Namun, Tejo sempat terbukti kecolongan. Pada Jumat, 14 Juni 2019, warga binaan Setya Novanto kepergok pelesiran di sebuah toko bangunan di Padalarang, Kabupaten Bandung Barat.
Di hari yang sama, Kantor Wilayah Kemenkumham Jawa Barat langsung memberi hukuman dengan memindahkan Setya Novanto ke Lapas Gunung Sindur, Kabupaten Bogor. Pemindahan itu yang pada akhirnya dipercaya membuat penampilan Setya Novanto berubah.
Pada Senin (9/9), Tejo resmi menyerahkan jabatannya sebagai Kalapas Sukamiskin, dengan dipromosikan menjadi Direktur Keamanan dan Ketertiban Direktorat Jenderal (Ditjen) Kemenkumham. Kursi Kalapas Sukamiskin pun diisi Abdul Karim, Kepala Lapas Kelas IIA Banda Aceh.
Bagaimana perjalanan karier Abdul Karim hingga kini berdinas di Bandung? Apa dia punya mental untuk membimbing warga binaan Lapas Sukamiskin yang sejauh ini dipandang bandel?
1. Berkarier sebagai atlet
Dalam panggung pencak silat, seorang atlet medio 1980-an bernama Abdul Karim, amat dipertimbangkan. Ia adalah anak seorang aparat ABRI yang berprestasi dalam olahraga khas Melayu tersebut.
Bagaimana tidak, pria yang akrab disapa Karim tersebut pernah menjuarai Pra Pekan Olahraga Nasional cabang olahraga pencak silat dalam tiga tahun berturut-turut, sejak 1989-1991. Tak hanya itu, ia pun berada di peringkat teratas Pekan Olahraga Mahasiswa Nasional mewakili Akademi Ilmu Permasyarakatan (Sekarang bernama Poltekip).
Bapak daripada Karim sebenarnya meminta ia menjadi seorang tentara. Maka itu, Karim mendalami ilmu pencak silat agar punya modal dalam tes fisik menjadi tentara.

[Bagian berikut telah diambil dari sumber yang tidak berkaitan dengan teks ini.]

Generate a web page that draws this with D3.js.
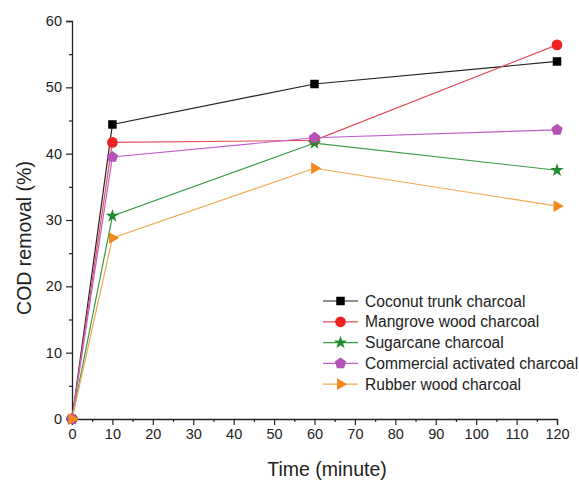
<!DOCTYPE html>
<html>
<head>
<meta charset="utf-8">
<script src="https://cdn.jsdelivr.net/npm/d3@7"></script>
<style>
  body { margin: 0; background: #fff; }
  text { font-family: "Liberation Sans", Arial, sans-serif; }
</style>
</head>
<body>
<svg id="svg" width="579" height="480"></svg>
<script>
// Data
var times = [0, 10, 60, 120];
var seriesNames = ["Coconut trunk charcoal", "Mangrove wood charcoal", "Sugarcane charcoal",
                   "Commercial activated charcoal", "Rubber wood charcoal"];
var coconut = [0, 44.4, 50.5, 53.9];
var mangrove = [0, 41.7, 42.0, 56.4];
var sugarcane = [0, 30.6, 41.6, 37.5];
var commercial = [0, 39.5, 42.4, 43.6];
var rubber = [0, 27.3, 37.8, 32.1];
var xTicks = d3.range(0, 121, 10);
var yTicks = d3.range(0, 61, 10);

var lineColors = ["#222222", "#e0505a", "#3a9a48", "#c060c8", "#f2a850"];
var markColors = ["#000000", "#ee2222", "#1f8a2e", "#b552b5", "#f18a1e"];
var symbols = [d3.symbolSquare, d3.symbolCircle, d3.symbolStar, "pentagon", d3.symbolTriangle];
var allValues = [coconut, mangrove, sugarcane, commercial, rubber];

var svg = d3.select("svg");

var x = d3.scaleLinear().domain([0, 120]).range([72, 557]);
var y = d3.scaleLinear().domain([0, 60]).range([419, 21]);

// Axes with minor ticks
var xAxis = svg.append("g").attr("transform", "translate(0,419)");
xAxis.call(d3.axisBottom(x).tickValues(xTicks).tickSize(6).tickPadding(4).tickFormat(d3.format("d")));
svg.append("g").attr("transform", "translate(0,419)")
    .call(d3.axisBottom(x).tickValues(d3.range(5, 121, 10)).tickSize(3).tickFormat(""))
    .select(".domain").remove();

var yAxis = svg.append("g").attr("transform", "translate(72,0)");
yAxis.call(d3.axisLeft(y).tickValues(yTicks).tickSize(6).tickPadding(4).tickFormat(d3.format("d")));
svg.append("g").attr("transform", "translate(72,0)")
    .call(d3.axisLeft(y).tickValues(d3.range(5, 60, 10)).tickSize(3).tickFormat(""))
    .select(".domain").remove();

svg.selectAll(".domain").attr("stroke", "#222").attr("stroke-width", 1.3);
svg.selectAll(".tick line").attr("stroke", "#222").attr("stroke-width", 1.2);
svg.selectAll(".tick text").attr("font-size", 14.5).attr("fill", "#222")
    .style("font-family", "'Liberation Sans', Arial, sans-serif");

// Axis titles
svg.append("text").attr("x", 327).attr("y", 476).attr("text-anchor", "middle")
    .attr("font-size", 19.5).attr("fill", "#222").text("Time (minute)");
svg.append("text").attr("transform", "translate(31,238) rotate(-90)").attr("text-anchor", "middle")
    .attr("font-size", 19.5).attr("fill", "#222").text("COD removal (%)");

function pentagonPath(r) {
    var pts = [];
    for (var k = 0; k < 5; k++) {
        var a = -Math.PI / 2 + k * 2 * Math.PI / 5;
        pts.push([r * Math.cos(a), r * Math.sin(a)]);
    }
    return "M" + pts.map(function(p) { return p.join(","); }).join("L") + "Z";
}

function markerPath(i, size) {
    if (symbols[i] === "pentagon") return pentagonPath(size);
    return d3.symbol().type(symbols[i]).size(size)();
}

var sizes = [72, 90, 55, 6, 60];

var line = d3.line().x(function(d, j) { return x(times[j]); }).y(function(d) { return y(d); });

allValues.forEach(function(vals, i) {
    svg.append("path").datum(vals)
        .attr("d", line)
        .attr("fill", "none")
        .attr("stroke", lineColors[i])
        .attr("stroke-width", 1.2);
});

allValues.forEach(function(vals, i) {
    svg.selectAll(".m" + i).data(vals).enter().append("path")
        .attr("class", "m" + i)
        .attr("d", markerPath(i, sizes[i]))
        .attr("transform", function(d, j) {
            var rot = symbols[i] === d3.symbolTriangle ? " rotate(90)" : "";
            return "translate(" + x(times[j]) + "," + y(d) + ")" + rot;
        })
        .attr("fill", markColors[i]);
});

// Legend
var legend = svg.append("g").attr("transform", "translate(323,301)");
seriesNames.forEach(function(name, i) {
    var g = legend.append("g").attr("transform", "translate(0," + (i * 20.8) + ")");
    g.append("line").attr("x1", 0).attr("x2", 35).attr("y1", 0).attr("y2", 0)
        .attr("stroke", lineColors[i]).attr("stroke-width", 1.2);
    var rot = symbols[i] === d3.symbolTriangle ? " rotate(90)" : "";
    g.append("path").attr("d", markerPath(i, sizes[i]))
        .attr("transform", "translate(17.5,0)" + rot)
        .attr("fill", markColors[i]);
    g.append("text").attr("x", 42).attr("y", 5.5).attr("font-size", 15.6)
        .attr("fill", "#222").text(name);
});
</script>
</body>
</html>
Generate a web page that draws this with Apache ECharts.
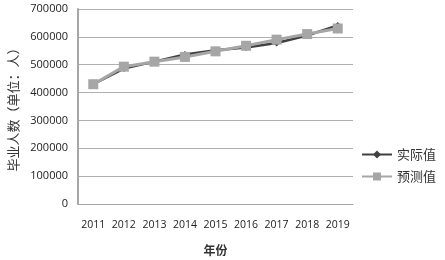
<!DOCTYPE html>
<html><head><meta charset="utf-8">
<script src="https://cdn.jsdelivr.net/npm/echarts@6/dist/echarts.min.js"></script>
<style>html,body{margin:0;padding:0;background:#fff}#c{width:445px;height:260px}</style>
</head><body><div id="c"></div>
<script>
const categories = ['2011','2012','2013','2014','2015','2016','2017','2018','2019'];
const actual = [430000, 486000, 511000, 537000, 552000, 562000, 578000, 605000, 641000];
const predicted = [430000, 493000, 511000, 528000, 548000, 568000, 590000, 610000, 630000];
const yTicks = [0,100000,200000,300000,400000,500000,600000,700000];

const chart = echarts.init(document.getElementById('c'));
chart.setOption({
  animation: false,
  grid: {left: 78, right: 92, top: 9, bottom: 56, outerBoundsMode: 'none', containLabel: false},
  legend: {
    orient: 'vertical', right: 4, top: 143, itemGap: 9,
    itemWidth: 30, itemHeight: 10,
    textStyle: {fontFamily: 'Noto Sans CJK SC', fontSize: 13, color: '#333'},
    data: ['实际值','预测值']
  },
  xAxis: {
    type: 'category', data: categories, boundaryGap: true,
    name: '年份', nameLocation: 'middle', nameGap: 40,
    nameTextStyle: {fontFamily: 'Noto Sans CJK SC', fontSize: 12, fontWeight: 'bold', color: '#333'},
    axisLine: {lineStyle: {color: '#a6a6a6', width: 1}},
    axisTick: {show: false},
    axisLabel: {interval: 0, fontFamily: 'Open Sans', fontSize: 10.5, color: '#222', margin: 16}
  },
  yAxis: {
    type: 'value', min: 0, max: 700000, interval: 100000,
    name: '毕业人数（单位：人）', nameLocation: 'middle', nameGap: 58, nameRotate: 90,
    nameTextStyle: {fontFamily: 'Noto Sans CJK SC', fontSize: 13, color: '#333'},
    axisLine: {show: true, lineStyle: {color: '#a6a6a6', width: 2}},
    axisTick: {show: false},
    axisLabel: {fontFamily: 'Open Sans', fontSize: 11, color: '#222', margin: 10,
      formatter: v => yTicks.includes(v) ? String(v) : ''},
    splitLine: {lineStyle: {color: '#b0b0b0', width: 1}}
  },
  series: [
    {name: '实际值', type: 'line', data: actual, symbol: 'diamond', symbolSize: 7,
     lineStyle: {color: '#404040', width: 2.5}, itemStyle: {color: '#404040'}},
    {name: '预测值', type: 'line', data: predicted, symbol: 'rect', symbolSize: 10,
     lineStyle: {color: '#a6a6a6', width: 3}, itemStyle: {color: '#a6a6a6'}}
  ]
});
</script></body></html>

“Anda tahu sendiri kan bagaimana hidup sebagai seorang atlet di Indonesia? Maka itu, saya memilih menjadi pegawai negeri saja, karena memang ada peluang di sana,” kata Karim, kepada IDN Times di Lapas Sukamiskin, Jalan Sukamiskin, Kota Bandung, Rabu (18/9).